#### GOAL OF THE EXERCISE:
Take the entries below and print only the lines from the one with "Output the Python" through the one with "import plotly.graph_objects as go", exactly as they stand, both ends included.

━━━━━━━━━━

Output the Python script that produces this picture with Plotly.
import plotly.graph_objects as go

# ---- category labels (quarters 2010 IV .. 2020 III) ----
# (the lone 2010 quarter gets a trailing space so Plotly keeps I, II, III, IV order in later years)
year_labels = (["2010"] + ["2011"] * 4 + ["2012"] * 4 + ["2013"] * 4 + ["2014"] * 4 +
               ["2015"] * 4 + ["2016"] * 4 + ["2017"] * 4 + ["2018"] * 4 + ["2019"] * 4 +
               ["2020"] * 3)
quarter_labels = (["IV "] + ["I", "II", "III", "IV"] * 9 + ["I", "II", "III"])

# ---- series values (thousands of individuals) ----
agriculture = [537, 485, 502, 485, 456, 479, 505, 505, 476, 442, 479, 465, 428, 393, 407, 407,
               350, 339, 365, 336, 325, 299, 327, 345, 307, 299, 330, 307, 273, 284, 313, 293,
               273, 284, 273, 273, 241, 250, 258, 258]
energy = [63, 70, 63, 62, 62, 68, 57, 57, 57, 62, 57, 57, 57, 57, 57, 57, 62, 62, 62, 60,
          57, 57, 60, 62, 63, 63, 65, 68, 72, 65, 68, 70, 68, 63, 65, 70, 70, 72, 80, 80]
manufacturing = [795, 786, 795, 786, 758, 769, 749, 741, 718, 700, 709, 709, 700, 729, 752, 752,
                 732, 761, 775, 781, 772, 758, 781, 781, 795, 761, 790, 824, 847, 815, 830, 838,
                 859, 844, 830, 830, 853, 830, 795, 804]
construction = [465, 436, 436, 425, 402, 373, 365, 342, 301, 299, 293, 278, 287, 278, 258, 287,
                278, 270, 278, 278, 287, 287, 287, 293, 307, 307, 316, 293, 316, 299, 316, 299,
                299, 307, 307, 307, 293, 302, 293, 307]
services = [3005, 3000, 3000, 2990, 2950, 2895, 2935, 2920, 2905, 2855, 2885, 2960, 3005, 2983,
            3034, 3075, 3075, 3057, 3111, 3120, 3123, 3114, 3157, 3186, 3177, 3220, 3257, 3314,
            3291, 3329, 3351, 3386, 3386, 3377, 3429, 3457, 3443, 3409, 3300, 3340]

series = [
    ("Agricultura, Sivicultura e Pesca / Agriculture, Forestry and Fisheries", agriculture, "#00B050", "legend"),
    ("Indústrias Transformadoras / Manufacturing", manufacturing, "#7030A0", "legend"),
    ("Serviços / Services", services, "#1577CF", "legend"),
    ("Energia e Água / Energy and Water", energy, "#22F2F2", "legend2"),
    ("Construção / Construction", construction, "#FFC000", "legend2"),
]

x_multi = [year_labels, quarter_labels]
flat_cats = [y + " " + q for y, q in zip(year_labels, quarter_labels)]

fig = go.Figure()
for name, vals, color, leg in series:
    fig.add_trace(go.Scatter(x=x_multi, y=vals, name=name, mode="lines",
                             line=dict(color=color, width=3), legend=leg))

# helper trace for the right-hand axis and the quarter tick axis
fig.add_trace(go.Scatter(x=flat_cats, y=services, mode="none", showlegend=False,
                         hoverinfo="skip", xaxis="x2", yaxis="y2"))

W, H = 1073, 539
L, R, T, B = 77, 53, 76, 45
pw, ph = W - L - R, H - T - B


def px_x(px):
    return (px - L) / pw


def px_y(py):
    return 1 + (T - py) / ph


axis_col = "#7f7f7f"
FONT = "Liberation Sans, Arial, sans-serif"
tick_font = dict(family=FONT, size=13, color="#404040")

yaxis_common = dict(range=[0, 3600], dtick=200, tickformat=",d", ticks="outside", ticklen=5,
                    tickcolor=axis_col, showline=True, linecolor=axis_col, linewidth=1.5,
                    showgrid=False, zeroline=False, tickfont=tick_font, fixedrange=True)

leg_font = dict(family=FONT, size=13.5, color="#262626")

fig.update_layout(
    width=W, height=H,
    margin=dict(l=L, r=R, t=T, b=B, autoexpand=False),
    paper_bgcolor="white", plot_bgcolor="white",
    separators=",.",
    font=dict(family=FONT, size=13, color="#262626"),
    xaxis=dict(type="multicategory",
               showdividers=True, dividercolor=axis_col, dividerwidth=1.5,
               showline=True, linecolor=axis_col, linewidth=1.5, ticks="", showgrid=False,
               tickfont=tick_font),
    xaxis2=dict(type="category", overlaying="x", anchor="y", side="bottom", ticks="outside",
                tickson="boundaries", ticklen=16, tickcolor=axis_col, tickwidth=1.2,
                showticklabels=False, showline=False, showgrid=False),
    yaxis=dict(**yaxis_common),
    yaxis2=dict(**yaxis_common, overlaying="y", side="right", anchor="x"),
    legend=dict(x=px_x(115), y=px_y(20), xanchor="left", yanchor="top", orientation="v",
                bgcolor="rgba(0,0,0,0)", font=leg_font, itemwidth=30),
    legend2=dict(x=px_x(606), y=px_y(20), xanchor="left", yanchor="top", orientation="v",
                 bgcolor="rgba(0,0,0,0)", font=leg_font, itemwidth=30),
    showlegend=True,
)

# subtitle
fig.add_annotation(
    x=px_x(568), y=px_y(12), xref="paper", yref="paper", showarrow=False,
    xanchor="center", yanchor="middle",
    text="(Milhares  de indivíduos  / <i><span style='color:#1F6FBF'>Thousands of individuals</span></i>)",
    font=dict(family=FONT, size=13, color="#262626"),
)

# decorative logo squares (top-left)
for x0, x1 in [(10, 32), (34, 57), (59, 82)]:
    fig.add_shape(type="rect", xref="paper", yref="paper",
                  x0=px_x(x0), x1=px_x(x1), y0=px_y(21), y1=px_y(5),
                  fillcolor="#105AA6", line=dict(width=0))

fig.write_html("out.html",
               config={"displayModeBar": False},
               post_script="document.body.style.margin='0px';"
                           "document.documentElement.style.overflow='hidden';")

━━━━━━━━━━

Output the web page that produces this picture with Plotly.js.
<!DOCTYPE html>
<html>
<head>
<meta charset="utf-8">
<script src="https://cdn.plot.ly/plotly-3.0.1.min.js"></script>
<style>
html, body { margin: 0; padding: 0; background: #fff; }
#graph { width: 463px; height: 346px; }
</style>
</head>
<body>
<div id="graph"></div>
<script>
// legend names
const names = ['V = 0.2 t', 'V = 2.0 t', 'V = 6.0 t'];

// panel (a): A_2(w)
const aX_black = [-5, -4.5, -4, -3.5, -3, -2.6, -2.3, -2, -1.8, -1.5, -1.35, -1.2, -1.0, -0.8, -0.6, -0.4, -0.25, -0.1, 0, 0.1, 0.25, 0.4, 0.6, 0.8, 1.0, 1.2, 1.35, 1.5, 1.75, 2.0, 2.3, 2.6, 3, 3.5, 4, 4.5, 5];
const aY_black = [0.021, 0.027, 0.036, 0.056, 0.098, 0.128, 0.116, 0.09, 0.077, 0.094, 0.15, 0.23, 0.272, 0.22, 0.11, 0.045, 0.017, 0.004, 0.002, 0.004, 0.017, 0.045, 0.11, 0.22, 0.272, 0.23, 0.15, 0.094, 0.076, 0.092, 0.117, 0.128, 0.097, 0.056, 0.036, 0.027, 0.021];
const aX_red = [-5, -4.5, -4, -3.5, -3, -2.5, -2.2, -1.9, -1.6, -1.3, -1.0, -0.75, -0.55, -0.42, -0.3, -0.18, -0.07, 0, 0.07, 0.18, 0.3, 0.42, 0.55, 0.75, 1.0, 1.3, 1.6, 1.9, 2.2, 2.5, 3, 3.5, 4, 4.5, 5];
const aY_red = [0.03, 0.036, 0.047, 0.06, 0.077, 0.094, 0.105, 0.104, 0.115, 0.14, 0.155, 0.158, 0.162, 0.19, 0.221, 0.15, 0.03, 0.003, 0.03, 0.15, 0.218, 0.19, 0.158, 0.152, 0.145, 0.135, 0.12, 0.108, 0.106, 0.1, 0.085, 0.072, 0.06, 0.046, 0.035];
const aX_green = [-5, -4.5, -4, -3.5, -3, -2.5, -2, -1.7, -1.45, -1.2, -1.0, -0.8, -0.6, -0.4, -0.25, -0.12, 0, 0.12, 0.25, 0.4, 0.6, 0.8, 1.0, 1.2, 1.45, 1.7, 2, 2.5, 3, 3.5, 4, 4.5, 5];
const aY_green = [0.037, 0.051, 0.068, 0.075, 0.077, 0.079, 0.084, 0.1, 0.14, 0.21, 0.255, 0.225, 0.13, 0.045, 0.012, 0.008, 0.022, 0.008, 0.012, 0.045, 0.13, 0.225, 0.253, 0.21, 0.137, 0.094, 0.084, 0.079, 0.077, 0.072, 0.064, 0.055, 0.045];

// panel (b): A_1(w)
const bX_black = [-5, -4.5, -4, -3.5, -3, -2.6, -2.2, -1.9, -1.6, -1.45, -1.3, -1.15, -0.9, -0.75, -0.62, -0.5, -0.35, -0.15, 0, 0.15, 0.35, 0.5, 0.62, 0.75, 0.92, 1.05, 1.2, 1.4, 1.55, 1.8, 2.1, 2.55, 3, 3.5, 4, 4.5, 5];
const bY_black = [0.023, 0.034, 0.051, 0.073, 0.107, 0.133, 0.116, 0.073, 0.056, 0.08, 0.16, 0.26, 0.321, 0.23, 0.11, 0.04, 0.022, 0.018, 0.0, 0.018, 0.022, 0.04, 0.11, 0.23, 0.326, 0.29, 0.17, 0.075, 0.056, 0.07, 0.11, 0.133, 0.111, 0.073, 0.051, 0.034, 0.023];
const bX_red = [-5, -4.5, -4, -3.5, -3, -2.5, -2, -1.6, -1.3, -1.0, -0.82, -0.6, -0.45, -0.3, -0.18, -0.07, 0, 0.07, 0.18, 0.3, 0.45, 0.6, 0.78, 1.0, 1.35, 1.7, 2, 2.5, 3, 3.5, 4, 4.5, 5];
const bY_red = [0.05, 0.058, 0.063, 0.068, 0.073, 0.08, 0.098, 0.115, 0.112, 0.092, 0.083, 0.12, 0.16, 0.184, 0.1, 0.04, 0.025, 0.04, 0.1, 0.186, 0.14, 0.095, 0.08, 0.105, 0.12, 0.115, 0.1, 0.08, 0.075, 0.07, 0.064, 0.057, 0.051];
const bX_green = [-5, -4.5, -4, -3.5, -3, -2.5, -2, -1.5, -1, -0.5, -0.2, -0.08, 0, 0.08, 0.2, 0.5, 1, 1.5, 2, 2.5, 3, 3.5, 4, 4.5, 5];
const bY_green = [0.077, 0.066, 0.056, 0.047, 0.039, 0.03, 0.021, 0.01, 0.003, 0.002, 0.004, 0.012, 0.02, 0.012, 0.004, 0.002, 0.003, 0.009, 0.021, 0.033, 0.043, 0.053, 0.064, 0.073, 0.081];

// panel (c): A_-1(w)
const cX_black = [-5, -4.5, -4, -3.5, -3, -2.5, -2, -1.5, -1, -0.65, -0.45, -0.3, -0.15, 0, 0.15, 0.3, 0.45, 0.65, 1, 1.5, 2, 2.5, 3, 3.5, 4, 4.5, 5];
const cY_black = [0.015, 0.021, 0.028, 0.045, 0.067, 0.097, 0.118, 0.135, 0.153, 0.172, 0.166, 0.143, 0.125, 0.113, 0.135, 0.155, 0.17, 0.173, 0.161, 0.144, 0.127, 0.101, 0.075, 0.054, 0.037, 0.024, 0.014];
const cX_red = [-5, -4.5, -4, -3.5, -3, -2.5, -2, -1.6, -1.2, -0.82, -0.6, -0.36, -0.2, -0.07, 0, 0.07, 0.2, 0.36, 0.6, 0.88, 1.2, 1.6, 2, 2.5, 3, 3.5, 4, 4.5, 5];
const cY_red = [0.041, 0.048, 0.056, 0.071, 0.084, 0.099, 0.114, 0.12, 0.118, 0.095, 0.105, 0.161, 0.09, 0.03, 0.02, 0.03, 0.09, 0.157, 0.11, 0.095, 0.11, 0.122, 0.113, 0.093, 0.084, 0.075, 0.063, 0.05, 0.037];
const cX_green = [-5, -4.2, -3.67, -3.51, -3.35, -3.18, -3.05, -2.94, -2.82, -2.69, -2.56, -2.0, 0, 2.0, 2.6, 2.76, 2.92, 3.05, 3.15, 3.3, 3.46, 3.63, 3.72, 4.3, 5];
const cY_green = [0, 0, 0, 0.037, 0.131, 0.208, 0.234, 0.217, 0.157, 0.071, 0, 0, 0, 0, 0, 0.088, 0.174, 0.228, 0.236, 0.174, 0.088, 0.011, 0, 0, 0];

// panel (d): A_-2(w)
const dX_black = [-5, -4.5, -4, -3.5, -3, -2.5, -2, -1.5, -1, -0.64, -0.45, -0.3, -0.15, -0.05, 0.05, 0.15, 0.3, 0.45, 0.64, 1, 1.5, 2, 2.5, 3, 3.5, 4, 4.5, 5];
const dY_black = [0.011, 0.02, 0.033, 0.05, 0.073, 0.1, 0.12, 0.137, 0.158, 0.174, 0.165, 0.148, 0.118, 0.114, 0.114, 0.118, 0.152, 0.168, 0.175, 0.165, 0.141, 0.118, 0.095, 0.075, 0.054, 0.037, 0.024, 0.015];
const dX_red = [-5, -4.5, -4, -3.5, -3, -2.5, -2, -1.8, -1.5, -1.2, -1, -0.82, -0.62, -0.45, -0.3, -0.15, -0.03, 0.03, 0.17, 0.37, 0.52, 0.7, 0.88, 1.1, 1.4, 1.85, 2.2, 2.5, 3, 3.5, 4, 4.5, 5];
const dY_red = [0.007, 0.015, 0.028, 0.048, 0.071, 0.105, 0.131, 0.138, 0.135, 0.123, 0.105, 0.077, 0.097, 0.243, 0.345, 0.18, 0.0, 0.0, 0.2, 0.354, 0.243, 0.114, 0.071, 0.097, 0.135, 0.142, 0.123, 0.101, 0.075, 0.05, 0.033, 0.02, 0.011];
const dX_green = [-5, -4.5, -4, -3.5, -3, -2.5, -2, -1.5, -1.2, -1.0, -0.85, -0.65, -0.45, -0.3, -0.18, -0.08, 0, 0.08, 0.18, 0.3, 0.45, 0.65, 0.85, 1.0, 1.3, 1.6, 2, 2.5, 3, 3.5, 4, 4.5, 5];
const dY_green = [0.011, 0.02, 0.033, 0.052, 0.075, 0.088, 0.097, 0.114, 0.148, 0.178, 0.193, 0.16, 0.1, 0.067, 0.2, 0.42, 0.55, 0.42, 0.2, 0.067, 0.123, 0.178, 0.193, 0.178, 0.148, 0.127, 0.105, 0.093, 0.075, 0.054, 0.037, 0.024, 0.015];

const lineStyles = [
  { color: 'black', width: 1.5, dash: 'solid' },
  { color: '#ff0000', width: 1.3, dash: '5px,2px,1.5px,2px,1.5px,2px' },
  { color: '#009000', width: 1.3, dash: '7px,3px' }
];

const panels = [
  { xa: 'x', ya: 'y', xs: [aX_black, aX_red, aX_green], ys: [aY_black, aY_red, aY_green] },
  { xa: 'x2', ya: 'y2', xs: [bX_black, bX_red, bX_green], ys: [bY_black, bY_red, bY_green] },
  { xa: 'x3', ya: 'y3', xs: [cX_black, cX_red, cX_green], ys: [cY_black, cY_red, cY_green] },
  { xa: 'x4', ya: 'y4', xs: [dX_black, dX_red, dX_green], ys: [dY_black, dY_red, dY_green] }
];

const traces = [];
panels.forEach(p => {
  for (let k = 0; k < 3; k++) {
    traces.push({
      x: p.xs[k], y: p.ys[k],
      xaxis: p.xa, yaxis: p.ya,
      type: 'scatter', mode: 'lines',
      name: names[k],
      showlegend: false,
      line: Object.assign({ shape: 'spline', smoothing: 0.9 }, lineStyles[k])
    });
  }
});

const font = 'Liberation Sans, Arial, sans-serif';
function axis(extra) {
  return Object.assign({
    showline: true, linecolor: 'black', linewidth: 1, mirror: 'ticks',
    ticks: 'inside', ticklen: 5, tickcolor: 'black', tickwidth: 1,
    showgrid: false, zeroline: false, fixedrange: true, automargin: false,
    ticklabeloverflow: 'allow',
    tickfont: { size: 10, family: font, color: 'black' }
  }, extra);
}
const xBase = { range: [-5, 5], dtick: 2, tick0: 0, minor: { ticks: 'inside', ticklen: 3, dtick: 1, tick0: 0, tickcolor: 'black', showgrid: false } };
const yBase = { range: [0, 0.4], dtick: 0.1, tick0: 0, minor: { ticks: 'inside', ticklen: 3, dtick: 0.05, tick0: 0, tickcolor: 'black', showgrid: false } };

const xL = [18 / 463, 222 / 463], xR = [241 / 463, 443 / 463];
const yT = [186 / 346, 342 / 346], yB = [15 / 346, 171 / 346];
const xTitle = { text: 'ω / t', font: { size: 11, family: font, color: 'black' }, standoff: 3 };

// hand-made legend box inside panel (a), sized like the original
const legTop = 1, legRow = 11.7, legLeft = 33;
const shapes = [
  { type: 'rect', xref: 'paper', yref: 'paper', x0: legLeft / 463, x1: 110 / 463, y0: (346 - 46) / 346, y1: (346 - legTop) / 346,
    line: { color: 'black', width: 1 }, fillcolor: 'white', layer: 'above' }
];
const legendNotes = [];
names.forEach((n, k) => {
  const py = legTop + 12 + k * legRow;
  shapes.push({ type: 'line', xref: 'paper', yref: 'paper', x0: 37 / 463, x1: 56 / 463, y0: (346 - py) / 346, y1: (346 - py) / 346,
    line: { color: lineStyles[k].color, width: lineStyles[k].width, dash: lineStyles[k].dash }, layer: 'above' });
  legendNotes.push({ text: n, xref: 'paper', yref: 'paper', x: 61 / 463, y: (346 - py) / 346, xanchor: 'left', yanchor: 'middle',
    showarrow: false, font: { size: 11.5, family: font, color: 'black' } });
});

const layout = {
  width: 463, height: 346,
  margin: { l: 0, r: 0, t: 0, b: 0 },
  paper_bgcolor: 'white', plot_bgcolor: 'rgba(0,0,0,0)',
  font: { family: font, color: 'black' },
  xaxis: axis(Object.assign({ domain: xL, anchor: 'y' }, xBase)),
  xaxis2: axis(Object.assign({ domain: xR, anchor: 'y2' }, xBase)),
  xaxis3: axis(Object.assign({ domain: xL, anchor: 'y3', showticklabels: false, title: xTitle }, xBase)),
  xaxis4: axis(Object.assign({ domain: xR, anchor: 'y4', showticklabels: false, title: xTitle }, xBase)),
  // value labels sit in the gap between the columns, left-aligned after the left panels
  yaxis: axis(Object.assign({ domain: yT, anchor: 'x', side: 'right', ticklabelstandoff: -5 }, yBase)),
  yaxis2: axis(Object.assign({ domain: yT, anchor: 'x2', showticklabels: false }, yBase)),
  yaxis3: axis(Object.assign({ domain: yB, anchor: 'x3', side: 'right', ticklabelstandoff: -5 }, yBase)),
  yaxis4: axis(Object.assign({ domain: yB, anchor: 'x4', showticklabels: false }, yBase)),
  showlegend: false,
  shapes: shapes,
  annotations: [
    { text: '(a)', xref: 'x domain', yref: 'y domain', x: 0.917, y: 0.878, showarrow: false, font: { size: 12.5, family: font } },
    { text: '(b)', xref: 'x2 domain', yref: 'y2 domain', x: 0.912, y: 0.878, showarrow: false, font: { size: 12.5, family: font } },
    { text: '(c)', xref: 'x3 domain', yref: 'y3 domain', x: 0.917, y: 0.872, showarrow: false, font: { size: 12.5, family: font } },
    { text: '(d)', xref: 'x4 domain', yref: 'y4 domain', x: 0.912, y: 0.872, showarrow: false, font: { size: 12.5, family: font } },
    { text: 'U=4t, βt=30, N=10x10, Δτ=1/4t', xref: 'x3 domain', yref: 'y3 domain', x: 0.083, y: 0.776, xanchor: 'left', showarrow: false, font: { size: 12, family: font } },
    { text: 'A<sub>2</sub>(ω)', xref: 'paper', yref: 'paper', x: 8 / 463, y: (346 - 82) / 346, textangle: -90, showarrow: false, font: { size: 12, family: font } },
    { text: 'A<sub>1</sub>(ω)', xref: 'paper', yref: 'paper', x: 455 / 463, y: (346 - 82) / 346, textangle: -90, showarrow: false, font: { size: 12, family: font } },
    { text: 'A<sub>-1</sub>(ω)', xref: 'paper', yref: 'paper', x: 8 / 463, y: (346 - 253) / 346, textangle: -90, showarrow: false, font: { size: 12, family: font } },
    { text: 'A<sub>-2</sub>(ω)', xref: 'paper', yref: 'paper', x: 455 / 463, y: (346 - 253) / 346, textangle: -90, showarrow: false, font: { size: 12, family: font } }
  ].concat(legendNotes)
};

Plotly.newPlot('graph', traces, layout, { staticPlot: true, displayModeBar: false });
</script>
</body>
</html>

━━━━━━━━━━

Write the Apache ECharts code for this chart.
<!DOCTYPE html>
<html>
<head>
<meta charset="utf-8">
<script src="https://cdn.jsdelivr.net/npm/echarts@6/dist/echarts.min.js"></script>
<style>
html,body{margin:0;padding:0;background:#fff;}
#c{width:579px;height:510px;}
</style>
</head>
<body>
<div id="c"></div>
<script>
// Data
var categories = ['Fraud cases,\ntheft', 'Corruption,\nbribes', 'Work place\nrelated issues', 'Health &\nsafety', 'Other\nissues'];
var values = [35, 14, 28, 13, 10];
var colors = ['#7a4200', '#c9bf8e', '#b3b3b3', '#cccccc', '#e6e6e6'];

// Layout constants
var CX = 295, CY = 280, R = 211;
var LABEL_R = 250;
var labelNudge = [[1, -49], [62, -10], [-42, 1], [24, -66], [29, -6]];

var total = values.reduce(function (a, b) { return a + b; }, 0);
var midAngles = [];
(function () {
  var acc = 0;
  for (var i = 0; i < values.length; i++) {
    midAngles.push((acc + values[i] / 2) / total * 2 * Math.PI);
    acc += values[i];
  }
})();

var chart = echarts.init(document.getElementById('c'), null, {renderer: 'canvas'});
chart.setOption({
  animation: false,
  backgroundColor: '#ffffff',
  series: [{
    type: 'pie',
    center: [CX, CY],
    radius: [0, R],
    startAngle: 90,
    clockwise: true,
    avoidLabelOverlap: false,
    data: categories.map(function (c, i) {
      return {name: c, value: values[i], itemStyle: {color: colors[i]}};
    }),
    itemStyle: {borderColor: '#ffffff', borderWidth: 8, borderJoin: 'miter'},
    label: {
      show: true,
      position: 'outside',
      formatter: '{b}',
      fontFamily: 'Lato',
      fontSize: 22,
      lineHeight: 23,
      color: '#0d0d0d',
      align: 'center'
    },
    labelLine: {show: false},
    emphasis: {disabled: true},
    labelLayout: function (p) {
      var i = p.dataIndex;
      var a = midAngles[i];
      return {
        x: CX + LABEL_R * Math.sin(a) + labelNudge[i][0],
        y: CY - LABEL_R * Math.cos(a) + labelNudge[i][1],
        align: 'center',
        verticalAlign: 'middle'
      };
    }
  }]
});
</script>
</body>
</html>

━━━━━━━━━━

#### EXERCISE SOLUTION:
Output the Python script that produces this picture with Plotly.
import plotly.graph_objects as go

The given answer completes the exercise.